All our efforts cannot even succeed in reproducing the nest of the tiniest little bird, its contexture, its beauty and convenience; or even the web of the puny spider.
—Michel de Montaigne, “Of Cannibals” (and re:)
The neighbouring village had a temporary stoplight for a few weeks as road crews did some work on the bank of the river. Seeing as how the village is a sleepy, stop-signs-only kind of place, the change—I could get caught by a red light! Grrrr!—felt big time and sophisticated, especially since the light wasn’t around long enough to actually become annoying.
Stopped one day last week on my way home, I stared out over the fields rather than at the river. My mind was wandering around elsewhere, and so I only realized how beautiful the scene was as the signal flipped to green. There were cars behind me, but I grabbed my phone and snapped a quick pic before taking off.
And no one honked.
The woods on Mont St. Hillaire have darkened and dulled to the hard green of late summer. They are ready now to crack apart into the bright yellow and brilliant orange of Fall. And so it is in the fields below.
The hay has been cut, the scrub tilled under, the manure thrown down. Dry corn rustles in the breeze, and here and there, lime has been spread across freshly turned soil, dusty and white, an early echo of late autumn snow.
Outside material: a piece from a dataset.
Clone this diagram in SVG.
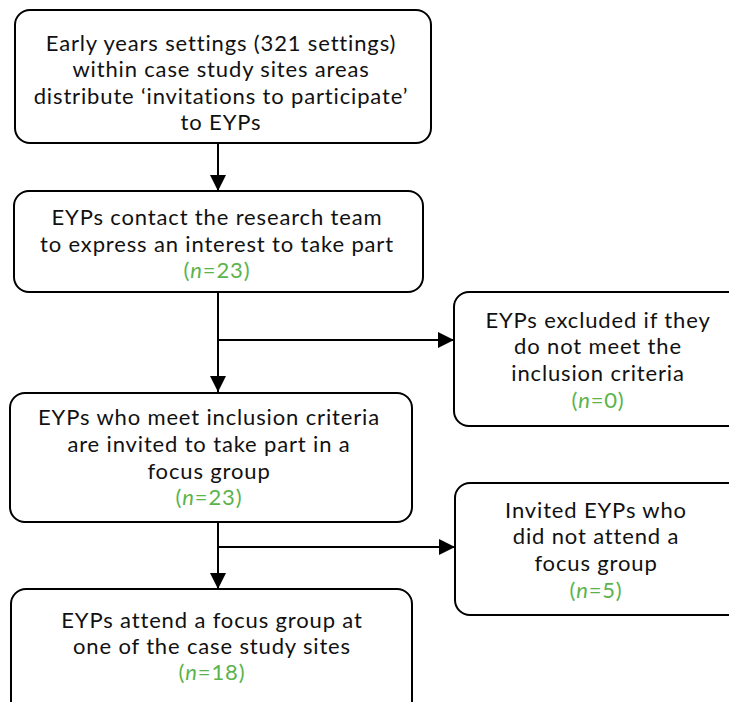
<svg xmlns="http://www.w3.org/2000/svg" width="729" height="702" viewBox="0 0 729 702">
  <defs>
    <marker id="arrow" viewBox="0 0 10 10" refX="10" refY="5" markerWidth="16" markerHeight="16" markerUnits="userSpaceOnUse" orient="auto">
      <path d="M0,0 L10,5 L0,10 Z" fill="#000"/>
    </marker>
    <style>
      .box { fill: #fff; stroke: #000; stroke-width: 2; }
      .t { font-family: Lato, "Open Sans", sans-serif; font-size: 22px; letter-spacing: 0.85px; fill: #111; text-anchor: middle; }
      .n { fill: #5ab44b; }
      .link { stroke: #000; stroke-width: 2; fill: none; }
    </style>
  </defs>
  <rect width="729" height="702" fill="#fff"/>

  <g id="connectors">
    <line class="link" x1="218" y1="143" x2="218" y2="191" marker-end="url(#arrow)"/>
    <line class="link" x1="218" y1="292" x2="218" y2="392" marker-end="url(#arrow)"/>
    <line class="link" x1="218" y1="340" x2="454" y2="340" marker-end="url(#arrow)"/>
    <line class="link" x1="218" y1="522" x2="218" y2="589" marker-end="url(#arrow)"/>
    <line class="link" x1="218" y1="547" x2="455" y2="547" marker-end="url(#arrow)"/>
  </g>

  <g id="settings">
    <rect class="box" x="15" y="10" width="416" height="133" rx="15"/>
    <text class="t" x="221" y="51">Early years settings (321 settings)</text>
    <text class="t" x="221" y="77">within case study sites areas</text>
    <text class="t" x="221" y="104">distribute ‘invitations to participate’</text>
    <text class="t" x="221" y="130">to EYPs</text>
  </g>

  <g id="contact">
    <rect class="box" x="14" y="191" width="409" height="101" rx="15"/>
    <text class="t" x="217" y="225">EYPs contact the research team</text>
    <text class="t" x="217" y="252">to express an interest to take part</text>
    <text class="t n" x="217" y="278">(<tspan font-style="italic">n</tspan>=23)</text>
  </g>

  <g id="excluded">
    <rect class="box" x="454" y="292" width="290" height="134" rx="15"/>
    <text class="t" x="598" y="328">EYPs excluded if they</text>
    <text class="t" x="598" y="354">do not meet the</text>
    <text class="t" x="598" y="381">inclusion criteria</text>
    <text class="t n" x="598" y="408">(<tspan font-style="italic">n</tspan>=0)</text>
  </g>

  <g id="invited">
    <rect class="box" x="10" y="393" width="402" height="129" rx="15"/>
    <text class="t" x="209" y="425">EYPs who meet inclusion criteria</text>
    <text class="t" x="209" y="452">are invited to take part in a</text>
    <text class="t" x="209" y="479">focus group</text>
    <text class="t n" x="209" y="505">(<tspan font-style="italic">n</tspan>=23)</text>
  </g>

  <g id="not-attended">
    <rect class="box" x="455" y="483" width="290" height="132" rx="15"/>
    <text class="t" x="596" y="518">Invited EYPs who</text>
    <text class="t" x="596" y="544">did not attend a</text>
    <text class="t" x="596" y="571">focus group</text>
    <text class="t n" x="596" y="598">(<tspan font-style="italic">n</tspan>=5)</text>
  </g>

  <g id="attended">
    <rect class="box" x="11" y="589" width="401" height="130" rx="15"/>
    <text class="t" x="212" y="628">EYPs attend a focus group at</text>
    <text class="t" x="212" y="654">one of the case study sites</text>
    <text class="t n" x="212" y="680">(<tspan font-style="italic">n</tspan>=18)</text>
  </g>
</svg>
In my neighbor’s garden, tomatoes dangle from the leafless stalks of wilted plants, gloriously fat and gloriously red. A pumpkin vine, clutching a trellis, props improbable fruit high into the air.
And the ducks fly overhead. And the river runs cool and clear.
The weeds in the garden have been growing, and after several days of hot sun, the tomatoes, cabbages and all the rest need a drink. So after mowing the grass, I pull out the young thistles and the worst of the clover and then hose everything down.
The shower spilling from the nozzle cools the air and coaxes a rainbow from hiding. A river feeds the spigot. Bright beads of water skip and race across waxy cauliflower leaves. I dip my hand in the pattering spray, wipe the back of my neck. Beneath it all, the cracked ground laps up its muddy brew.
The sensible beauty of this moment is astonishing.
It’s spring. The snow is melting away. The sky is clear. The air is warmer. Posting is slow, but last weekend, I started turning my garden and cleaned out the lilac hedge. The wild roses need to be moved soon or I’ll have to wait until next year.
The snow geese have started flying over too, wave after wave of them, picking their way together to wherever it is they are going. Some of them spent Sunday night in the corn fields out back.